La Belgique a accusé la France de « négligence » après que les autorités françaises aient omis d’alerter leurs confrères belges d’une pollution côté français de l’Escaut, un cours d’eau qui traverse La France, la Belgique et les Pays-Bas.
Le groupe sucrier français Tereos a déversé, le 9 avril 2020, 100.000 m3 de liquide noirâtre qui a asphyxié la quasi-totalité des poissons présents dans le fleuve.
Un déversement vite devenu toxique dans l’Escaut
C’est une catastrophe industrielle qui s’est transformée en catastrophe environnementale : le 9 avril 2020, l’usine Tereos, à Thun-Saint-Martin (Hauts-de-France), a subi la rupture de la digue d’un bassin de décantation, dédié au lavage de betteraves.
Conséquence : 100.000 m3 de liquide noirâtre se sont échappés dans l’environnement : trois cours d’eau (la Raperie, l’Erclin et surtout l’Escaut, le plus grand des trois) ont été pollués. « La vague d’eau contaminée a remonté tous les ruisseaux situés en amont du bassin de décantation sur plusieurs centaines de mètres », faisait savoir le 15 avril 2020 l’Office français de la biodiversité, l’organisme chargé en France d’une mission de police de l’environnement.
« En surabondance, la dégradation de ces matières organiques provoque une consommation excessive d’oxygène dans l’eau et ainsi asphyxie tous les organismes vivant à proximité.
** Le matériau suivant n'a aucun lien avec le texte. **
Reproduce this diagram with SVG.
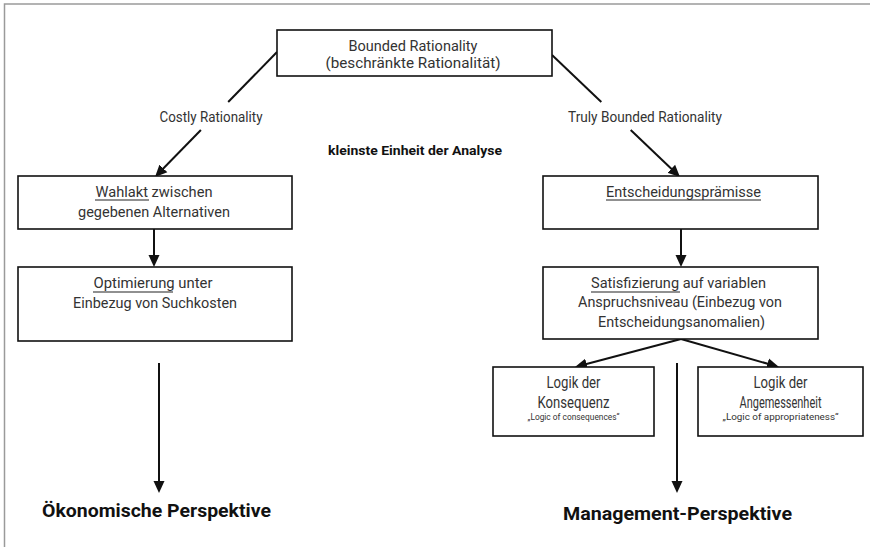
<svg xmlns="http://www.w3.org/2000/svg" width="870" height="547" viewBox="0 0 870 547">
  <style>
    .frame { stroke: #9a9a9a; stroke-width: 1.5; fill: none; }
    .box { fill: #ffffff; stroke: #111111; stroke-width: 1.6; }
    .t { font-family: Roboto, "Liberation Sans", sans-serif; font-size: 15px; fill: #333333; text-anchor: middle; }
    .big { font-size: 17px; }
    .small { font-size: 9px; }
    .bold { font-family: Roboto, "Liberation Sans", sans-serif; font-weight: bold; fill: #111111; }
    .ul { stroke: #222222; stroke-width: 1.2; }
    .conn { stroke: #111111; stroke-width: 2; fill: none; }
    .arr { marker-end: url(#ah); }
  </style>
  <defs>
    <marker id="ah" viewBox="0 0 12 12" refX="4" refY="6" markerWidth="12" markerHeight="12" markerUnits="userSpaceOnUse" orient="auto">
      <path d="M0,0.5 L12,6 L0,11.5 z" fill="#111111"/>
    </marker>
  </defs>

  <rect width="870" height="547" fill="#ffffff"/>
  <!-- page frame -->
  <path class="frame" d="M4.5,547 V4 H870"/>

  <!-- connectors -->
  <g id="connectors">
    <line class="conn" x1="277" y1="52" x2="228.2" y2="102"/>
    <line class="conn arr" x1="200.9" y1="130" x2="160.6" y2="171.3"/>
    <line class="conn" x1="552" y1="55" x2="601.3" y2="102"/>
    <line class="conn arr" x1="630.7" y1="130" x2="674.2" y2="171.5"/>
    <line class="conn arr" x1="154" y1="229" x2="154" y2="259"/>
    <line class="conn arr" x1="681" y1="229" x2="681" y2="259"/>
    <line class="conn arr" x1="681" y1="339" x2="582.7" y2="365"/>
    <line class="conn arr" x1="681" y1="339" x2="771.3" y2="364.8"/>
    <line class="conn arr" x1="159" y1="363" x2="159" y2="485"/>
    <line class="conn arr" x1="677" y1="363" x2="677" y2="485"/>
  </g>

  <!-- edge labels -->
  <g id="labels">
    <text class="t" x="211" y="122" textLength="103" lengthAdjust="spacingAndGlyphs">Costly Rationality</text>
    <text class="t" x="645" y="122" textLength="154" lengthAdjust="spacingAndGlyphs">Truly Bounded Rationality</text>
    <text class="bold" x="415" y="155" font-size="13" text-anchor="middle" textLength="174" lengthAdjust="spacingAndGlyphs">kleinste Einheit der Analyse</text>
  </g>

  <g id="bounded-rationality">
    <rect class="box" x="277" y="30" width="275" height="46"/>
    <text class="t" x="413" y="51" textLength="129" lengthAdjust="spacingAndGlyphs">Bounded Rationality</text>
    <text class="t" x="413" y="68" textLength="175" lengthAdjust="spacingAndGlyphs">(beschränkte Rationalität)</text>
  </g>

  <g id="wahlakt">
    <rect class="box" x="18" y="176" width="274" height="53"/>
    <text class="t" x="154" y="197" textLength="117" lengthAdjust="spacingAndGlyphs">Wahlakt zwischen</text>
    <line class="ul" x1="95" y1="200" x2="149" y2="200"/>
    <text class="t" x="154" y="217" textLength="152" lengthAdjust="spacingAndGlyphs">gegebenen Alternativen</text>
  </g>

  <g id="optimierung">
    <rect class="box" x="18" y="267" width="274" height="74"/>
    <text class="t" x="153" y="288" textLength="119" lengthAdjust="spacingAndGlyphs">Optimierung unter</text>
    <line class="ul" x1="93" y1="292" x2="173" y2="292"/>
    <text class="t" x="155" y="308" textLength="164" lengthAdjust="spacingAndGlyphs">Einbezug von Suchkosten</text>
  </g>

  <g id="entscheidungspraemisse">
    <rect class="box" x="543" y="176" width="275" height="53"/>
    <text class="t" x="683.5" y="197" textLength="155" lengthAdjust="spacingAndGlyphs">Entscheidungsprämisse</text>
    <line class="ul" x1="606" y1="200" x2="761" y2="200"/>
  </g>

  <g id="satisfizierung">
    <rect class="box" x="543" y="267" width="275" height="72"/>
    <text class="t" x="678.5" y="288" textLength="175" lengthAdjust="spacingAndGlyphs">Satisfizierung auf variablen</text>
    <line class="ul" x1="591" y1="292" x2="680" y2="292"/>
    <text class="t" x="680" y="307" textLength="204" lengthAdjust="spacingAndGlyphs">Anspruchsniveau (Einbezug von</text>
    <text class="t" x="681.5" y="327" textLength="167" lengthAdjust="spacingAndGlyphs">Entscheidungsanomalien)</text>
  </g>

  <g id="logik-konsequenz">
    <rect class="box" x="493" y="367" width="161" height="69"/>
    <text class="t big" x="573.5" y="388" textLength="54" lengthAdjust="spacingAndGlyphs">Logik der</text>
    <text class="t big" x="573.5" y="408" textLength="72" lengthAdjust="spacingAndGlyphs">Konsequenz</text>
    <text class="t small" x="573.5" y="420" textLength="92" lengthAdjust="spacingAndGlyphs">„Logic of consequences“</text>
  </g>

  <g id="logik-angemessenheit">
    <rect class="box" x="698" y="367" width="165" height="69"/>
    <text class="t big" x="780.5" y="388" textLength="54" lengthAdjust="spacingAndGlyphs">Logik der</text>
    <text class="t big" x="780.5" y="408" textLength="82" lengthAdjust="spacingAndGlyphs">Angemessenheit</text>
    <text class="t small" x="780.5" y="420" textLength="116" lengthAdjust="spacingAndGlyphs">„Logic of appropriateness“</text>
  </g>

  <g id="oekonomische-perspektive">
    <text class="bold" x="42" y="517" font-size="19" textLength="229" lengthAdjust="spacingAndGlyphs">Ökonomische Perspektive</text>
  </g>

  <g id="management-perspektive">
    <text class="bold" x="563" y="520" font-size="19" textLength="229" lengthAdjust="spacingAndGlyphs">Management-Perspektive</text>
  </g>
</svg>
Cette dégradation des matières organiques produit de surcroît des substances comme l’ammoniac et les nitrites, très toxiques pour les poissons et toute la faune aquatique », a mis en garde l’Office français de la biodiversité.
Pollution de l’Escaut : l’usine Tereos devra payer
Cette alerte a cependant été émise trop tard, soit six jours après les faits, de quoi provoquer le courroux des autorités côté belge. Les relevés qu’elles ont réalisés ont montré que la teneur de l’eau en oxygène était très faible. Pendant plus de deux jours, on comptabilisait 0,5 milligramme d’oxygène dissous par litre, alors que les organismes vivants ont besoin d’au moins 5 mg/l pour survivre.
En Wallonie, cette région belge traversée par le fleuve sur 36 km, on estime que des dizaines de milliers de tonnes de poissons sont morts à cause de cette pollution, soit la quasi-totalité des poissons présents dans le fleuve… Et ce malgré les efforts des services de l’administration locale et de la société civile pour sauver ce qui pouvait l’être. Même les anguilles ou les carpes, des espèces pourtant plus résistantes au manque d’oxygène, n’ont pas résisté à l’étouffement.
Le dossier a été transmis à la commission internationale de l’Escaut, chargée de gérer ce cours d’eau qui traverse trois pays. Selon le principe pollueur-payeur, l’usine française à l’origine de la catastrophe devra prendre en charge les frais d’intervention, et risque par ailleurs une amende pouvant atteindre 1 million d’euros rien que pour la région wallonne, en plus du remboursement des frais liés à l’intervention de sauvetage.
Côté français, le parquet de Cambrai s’est saisi d’une enquête. Le groupe Tereos pour sa part estime qu’il est « trop tôt pour établir de quelconques liens de causalité » entre l’incident de son usine et la pollution constatée en Belgique. Il affirme également avoir « immédiatement mis en oeuvre les actions nécessaires pour répondre à l’urgence de la situation et a d’emblée alerté les autorités compétentes françaises en évoquant le point spécifique de l’Escaut ».